Many of our Christian testimonies have the same elements: Someone told us about Jesus, we saw the horror of our sin and understood our need for a Savior, we cried out to Him and were saved. And we have loved and followed Him ever since.
Those testimonies are true accounts of our conversion, but they are also told from our human perspective. In today’s passage, Paul shifts camera lens to show us what our salvation looks like from God’s perspective. Here, we see that even before we were born (v. 4), God was at work to make us His possession. According to “his pleasure and will” (v. 5), He chose us for holiness, predestined us for adoption, redeemed us by His blood, made Himself known to us, and marked us with the seal of His Holy Spirit.

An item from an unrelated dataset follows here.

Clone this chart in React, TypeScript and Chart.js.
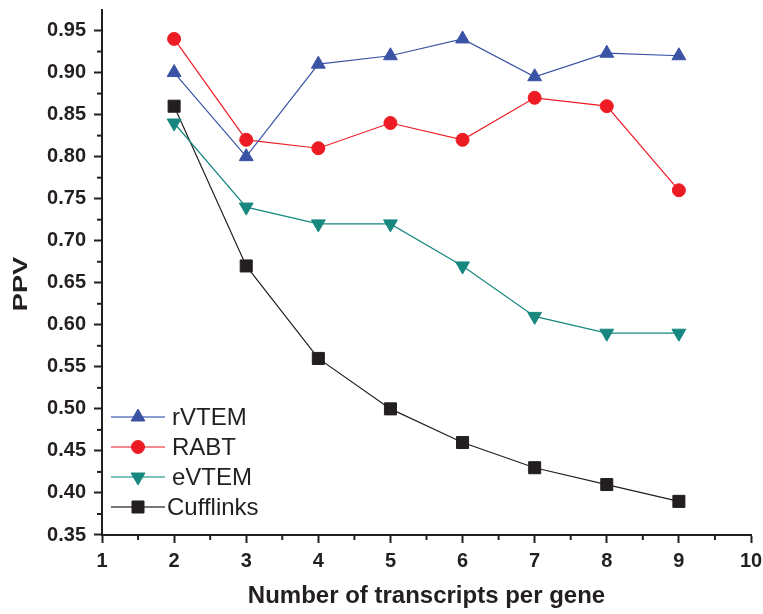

Three times in this passage Paul lays out God’s purpose in His saving work through Christ. He saved us “to the praise of his glorious grace” (v. 6), “for the praise of his glory” (v. 12), and “to the praise of his glory” (v. 14). Jesus came to Earth to live and die for sinners so that God might be known and magnified. When one sinner repents, the heavenly angels rejoice because God receives all the glory (see Luke 15:10).
This means that our evangelistic efforts are not merely focused on the salvation of lost people—though that is important! Our evangelistic efforts aim for something even higher: the glory of God. We evangelize not only because we love people. We evangelize because we love God. As John Piper wrote: “Missions is not the ultimate goal of the Church. Worship is. Missions exists because worship doesn’t. Worship is ultimate, not missions, because God is ultimate, not man.”
The goal of evangelism is the glory of God. When sinners trust in Christ, He is honored and lifted high. As evangelists, we need to set our hearts on this ultimate goal. When you share the gospel with people, pray for God’s glory to be magnified in their lives. When people repent and believe, give thanks to God for glorifying Himself.